Faʻatama
- Etymology: Samoan prefix faʻa-, meaning "in the manner of" + tama, meaning "boy"
- Classification: Gender identity

Other terms
- Synonyms: Faʻatane, fakatane, fakatama
- Associated terms: Faʻafafine, two-spirit, trans man, whakatāne, Māhū

Demographics
- Culture: Samoan

Regions with significant populations
- Polynesia

= Faʻatama =

Third gender in Samoan culture

Faʻatama or fa’afatama (/sm/; lit. 'in the manner of a man') are natal females who align with a third gender or masculine gender role in the Sāmoan Islands.

Faʻatama do not enjoy the same levels of acceptance as their Faʻafafine counterparts, but there is some growing support.

== Terminology ==
The word faʻatama includes the causative prefix faʻa–, meaning "in the manner of", and the word tama, meaning "boy", "young man", or "male" depending on context.

A precursor to the word faʻatama is the word faʻatane, though it has fallen out of use.
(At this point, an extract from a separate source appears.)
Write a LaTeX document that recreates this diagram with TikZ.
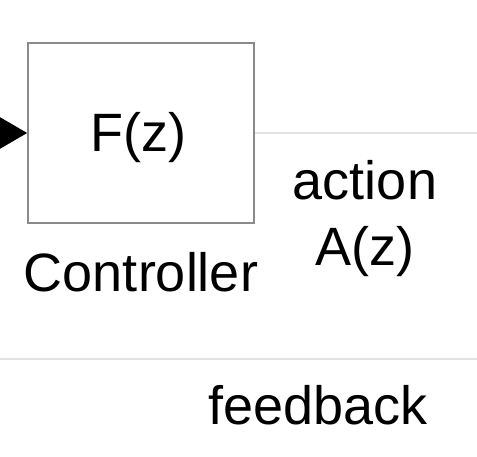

It is a cognate of related words in other Polynesian languages, such as Cook Islands akava’ine, Niuen fakafifine, Tongan fakaleiti , and NZ Māori: whakawāhine.

Experts point out that Pacific island third and fourth genders, while non-binary, do not align neatly with similar Western concepts. While others explain that even the categorisation of faʻatama and faʻafafine as a third or fourth gender is a simplification of gender identity. There is also a preference among the community to use these traditional and established terms rather than Western terms in advocacy.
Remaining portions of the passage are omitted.